- [JOB] Take the listing from its first line through the line that contains "2048, 2049, 2050]" and please retype those lines exactly, leaving out the pictures.

- [PROVIDED MATERIAL]

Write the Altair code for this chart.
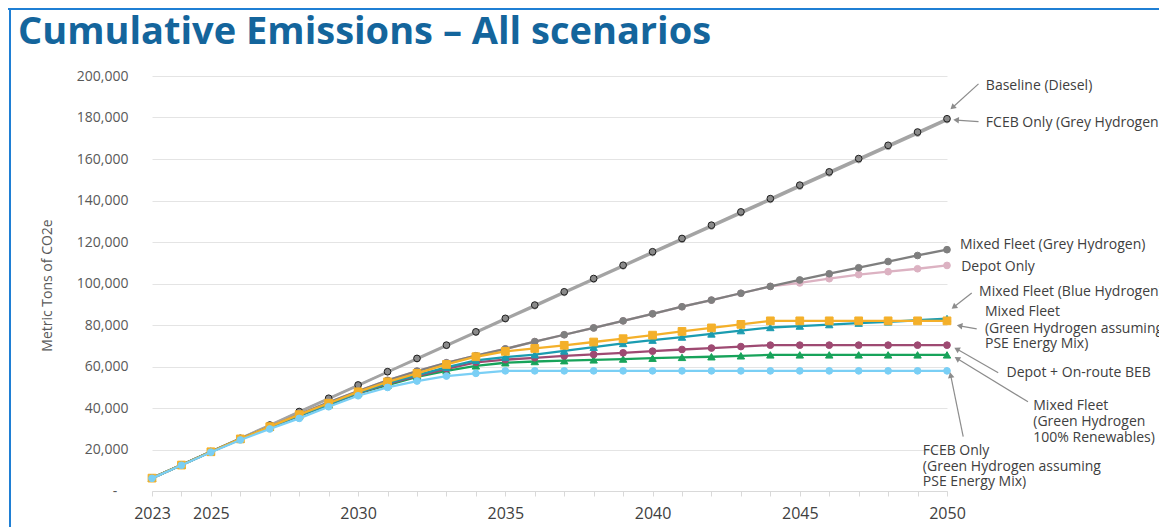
import math
import altair as alt
import pandas as pd

# ---------------- data ----------------
years = [2023, 2024, 2025, 2026, 2027, 2028, 2029, 2030, 2031, 2032, 2033, 2034, 2035, 2036,
         2037, 2038, 2039, 2040, 2041, 2042, 2043, 2044, 2045, 2046, 2047, 2048, 2049, 2050]

baseline_diesel = [6200, 12600, 19000, 25400, 31800, 38300, 44700, 51100, 57500, 63900, 70300, 76700, 83200, 89600,
                   96000, 102400, 108800, 115300, 121700, 128100, 134500, 140900, 147400, 153800, 160200, 166600, 173000, 179400]
fceb_grey = [6200, 12500, 18900, 25300, 31600, 38000, 44400, 50800, 57200, 63500, 69900, 76300, 82700, 89000,
             95400, 101800, 108200, 114600, 121000, 127400, 133800, 140200, 146600, 153000, 159400, 165800, 172200, 178700]
mixed_grey = [6200, 12500, 18900, 25100, 31100, 37000, 42700, 48200, 53300, 57800, 61800, 65200, 68500, 72000,
              75300, 78600, 82000, 85400, 88800, 92000, 95300, 98600, 101700, 104700, 107600, 110600, 113500, 116300]
depot_only = [6200, 12500, 18900, 25100, 31100, 37000, 42700, 48200, 53300, 57800, 61800, 65200, 68500, 72000,
              75300, 78600, 82000, 85400, 88800, 92000, 95300, 98600, 100300, 102300, 104300, 105700, 107100, 108700]
mixed_blue = [6200, 12500, 18900, 25000, 30800, 36400, 41800, 47300, 52000, 55800, 59600, 63000, 64500, 65700,
              67500, 69300, 71100, 72700, 74200, 75700, 77300, 78800, 79500, 80200, 80900, 81500, 82300, 83100]
mixed_green_pse = [6200, 12500, 18900, 25100, 31000, 36800, 42300, 47800, 52600, 56700, 61000, 64700, 67300, 68700,
                   70200, 71800, 73400, 75100, 76900, 78600, 80300, 82000, 82000, 82000, 82000, 82000, 82000, 82000]
depot_onroute = [6200, 12500, 18900, 25000, 30800, 36400, 41800, 47200, 51600, 55300, 58800, 62000, 63300, 64200,
                 65100, 65800, 66600, 67400, 68200, 68900, 69600, 70300, 70300, 70300, 70300, 70300, 70300, 70300]
mixed_green_100 = [6200, 12500, 18900, 25000, 30700, 36200, 41500, 47000, 51000, 55000, 57900, 60300, 61800, 62400,
                   62800, 63200, 63600, 64000, 64400, 64700, 65150, 65600, 65600, 65600, 65600, 65600, 65600, 65600]
fceb_green_pse = [6100, 12400, 18700, 24600, 29900, 35000, 40600, 45900, 49900, 53000, 55400, 56700, 57900, 57900,
                  57900, 57900, 57900, 57900, 57900, 57900, 57900, 57900, 57900, 57900, 57900, 57900, 57900, 57900]

# drawing order (bottom -> top): name, values, line colour, marker shape, marker fill, marker stroke, marker size
series = [
    ("FCEB Only (Grey Hydrogen)", fceb_grey, "#a6a6a6", "circle", "#a6a6a6", "#a6a6a6", 30),
    ("Baseline (Diesel)", baseline_diesel, "#a3a3a3", "circle", "#8a8a8a", "#1e1e1e", 45),
    ("Depot Only", depot_only, "#dcb2c2", "circle", "#dcb2c2", "#dcb2c2", 45),
    ("Mixed Fleet (Grey Hydrogen)", mixed_grey, "#7f7f7f", "circle", "#7f7f7f", "#7f7f7f", 45),
    ("Mixed Fleet (Green Hydrogen 100% Renewables)", mixed_green_100, "#17a35a", "triangle-up", "#17a35a", "#17a35a", 55),
    ("Depot + On-route BEB", depot_onroute, "#9e4a72", "circle", "#9e4a72", "#9e4a72", 45),
    ("Mixed Fleet (Blue Hydrogen)", mixed_blue, "#1b9cb0", "triangle-up", "#1b9cb0", "#1b9cb0", 55),
    ("Mixed Fleet (Green Hydrogen assuming PSE Energy Mix)", mixed_green_pse, "#f4b02a", "square", "#f4b02a", "#f4b02a", 60),
    ("FCEB Only (Green Hydrogen assuming PSE Energy Mix)", fceb_green_pse, "#7acff5", "circle", "#7acff5", "#7acff5", 45),
]

# annotation lines (text, year position, value position)
label_text = ["Baseline (Diesel)", "FCEB Only (Grey Hydrogen)", "Mixed Fleet (Grey Hydrogen)", "Depot Only",
              "Mixed Fleet (Blue Hydrogen)", "Mixed Fleet", "(Green Hydrogen assuming", "PSE Energy Mix)",
              "Depot + On-route BEB", "Mixed Fleet", "(Green Hydrogen", "100% Renewables)",
              "FCEB Only", "(Green Hydrogen assuming", "PSE Energy Mix)"]
label_year = [2051.32, 2051.32, 2050.44, 2050.48, 2051.09, 2051.29, 2051.29, 2051.29,
              2052.02, 2052.93, 2052.93, 2052.93, 2049.18, 2049.18, 2049.18]
label_value = [195200, 177500, 118550, 108100, 95760, 86120, 78070, 70840,
               56720, 41110, 33110, 25400, 19420, 11710, 4480]

# arrows: tail (year, value) -> head (year, value)
arrow_tail_year = [2051.07, 2051.07, 2050.84, 2051.01, 2051.74, 2052.75, 2050.55]
arrow_tail_value = [196200, 178000, 95400, 78150, 57000, 43000, 26200]
arrow_head_year = [2050.10, 2050.19, 2050.14, 2050.31, 2050.23, 2050.24, 2050.10]
arrow_head_value = [183700, 178900, 87600, 79900, 69250, 64700, 57500]

title_text = "Cumulative Emissions \u2013 All scenarios"
zero_label = "-"

# ---------------- layout ----------------
W, H = 795, 415
XMIN, XMAX = 2023, 2050
YMIN, YMAX = 0, 200000
FONT = "Open Sans"

x_scale = alt.Scale(domain=[XMIN, XMAX], nice=False, zero=False)
y_scale = alt.Scale(domain=[YMIN, YMAX], nice=False)

x_axis = alt.Axis(
    values=years, format="d", title=None, grid=False,
    labelExpr="(datum.value % 5 == 0 || datum.value == 2023) ? datum.label : ''",
    labelOverlap=False, labelFlush=False,
    domainColor="#d9d9d9", tickColor="#d9d9d9", tickSize=5,
    labelFont=FONT, labelFontSize=16, labelColor="#404040", labelPadding=9,
)
y_axis = alt.Axis(
    values=[0, 20000, 40000, 60000, 80000, 100000, 120000, 140000, 160000, 180000, 200000],
    labelExpr="datum.value == 0 ? '' : format(datum.value, ',')",
    grid=True, gridColor="#e4e4e4", domain=False, ticks=False,
    labelFont=FONT, labelFontSize=14, labelColor="#595959", labelPadding=24,
    title="Metric Tons of CO2e", titleFont=FONT, titleFontSize=14, titleFontWeight="normal",
    titleColor="#595959", titleAngle=270, titleAlign="center", titleBaseline="middle",
    titleX=-105, titleY=209,
)


def X(field):
    return alt.X(field, scale=x_scale, axis=x_axis)


def Y(field):
    return alt.Y(field, scale=y_scale, axis=y_axis)


def px(year):
    return (year - XMIN) / (XMAX - XMIN) * W


def py(value):
    return (YMAX - value) / (YMAX - YMIN) * H


def inv_x(p):
    return XMIN + p / W * (XMAX - XMIN)


def inv_y(p):
    return YMAX - p / H * (YMAX - YMIN)


layers = []
for name, vals, lcol, shape, fill, stroke, size in series:
    df = pd.DataFrame({"year": years, "value": vals, "series": name})
    line = alt.Chart(df).mark_line(color=lcol, strokeWidth=2.3).encode(x=X("year:Q"), y=Y("value:Q"))
    pts = alt.Chart(df).mark_point(shape=shape, filled=True, fill=fill, stroke=stroke,
                                   strokeWidth=1, size=size, opacity=1).encode(
        x=X("year:Q"), y=Y("value:Q"),
        tooltip=["series:N", "year:Q", "value:Q"],
    )
    layers += [line, pts]

# arrows
arrow_rows = []
head_rows = []
for ty, tv, hy, hv in zip(arrow_tail_year, arrow_tail_value, arrow_head_year, arrow_head_value):
    dx = px(hy) - px(ty)
    dy = py(hv) - py(tv)
    L = math.hypot(dx, dy)
    ux, uy = dx / L, dy / L
    ang = math.degrees(math.atan2(ux, -uy)) % 360
    cx = px(hy) - ux * 3.5
    cy = py(hv) - uy * 3.5
    arrow_rows.append({"year": ty, "value": tv, "year2": inv_x(cx), "value2": inv_y(cy)})
    head_rows.append({"year": inv_x(cx), "value": inv_y(cy), "angle": ang})

arrows = alt.Chart(pd.DataFrame(arrow_rows)).mark_rule(color="#8c8c8c", strokeWidth=1.2).encode(
    x=X("year:Q"), y=Y("value:Q"), x2="year2:Q", y2="value2:Q",
)
heads = alt.Chart(pd.DataFrame(head_rows)).mark_point(
    shape="triangle-up", filled=True, color="#8c8c8c", size=42, opacity=1
).encode(
    x=X("year:Q"), y=Y("value:Q"), angle=alt.Angle("angle:Q", scale=None),
)

labels = alt.Chart(pd.DataFrame({"t": label_text, "year": label_year, "value": label_value})).mark_text(
    align="left", baseline="middle", font=FONT, fontSize=14, color="#404040"
).encode(x=X("year:Q"), y=Y("value:Q"), text="t:N")

# accounting-style dash for the zero tick of the value axis
zero_dash = alt.Chart(pd.DataFrame({"t": [zero_label], "value": [0]})).mark_text(
    align="center", baseline="middle", font=FONT, fontSize=14, color="#595959", dy=1
).encode(x=alt.value(-37), y=Y("value:Q"), text="t:N")

title = alt.Chart(pd.DataFrame({"t": [title_text]})).mark_text(
    align="left", baseline="alphabetic", font=FONT, fontSize=38, fontWeight="bold", color="#14659c"
).encode(x=alt.value(-134), y=alt.value(-32), text="t:N")

border_top = alt.Chart(pd.DataFrame({"k": [0]})).mark_rule(color="#1f7fd4", strokeWidth=2).encode(
    x=alt.value(-144), x2=alt.value(W + 212), y=alt.value(-67)
)
border_left = alt.Chart(pd.DataFrame({"k": [0]})).mark_rule(color="#1f7fd4", strokeWidth=2).encode(
    x=alt.value(-142), y=alt.value(-68), y2=alt.value(H + 40)
)

chart = alt.layer(*layers, arrows, heads, labels, zero_dash, title, border_top, border_left).properties(
    width=W, height=H,
    autosize=alt.AutoSizeParams(type="none"),
    padding={"left": 144, "top": 68, "right": 212, "bottom": 36},
    background="white",
).configure_view(stroke=None)

chart.save("out.html", embed_options={"renderer": "svg", "actions": False})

- [SOLUTION TO THIS PROBLEM]
Write the Altair code for this chart.
import math
import altair as alt
import pandas as pd

# ---------------- data ----------------
years = [2023, 2024, 2025, 2026, 2027, 2028, 2029, 2030, 2031, 2032, 2033, 2034, 2035, 2036,
         2037, 2038, 2039, 2040, 2041, 2042, 2043, 2044, 2045, 2046, 2047, 2048, 2049, 2050]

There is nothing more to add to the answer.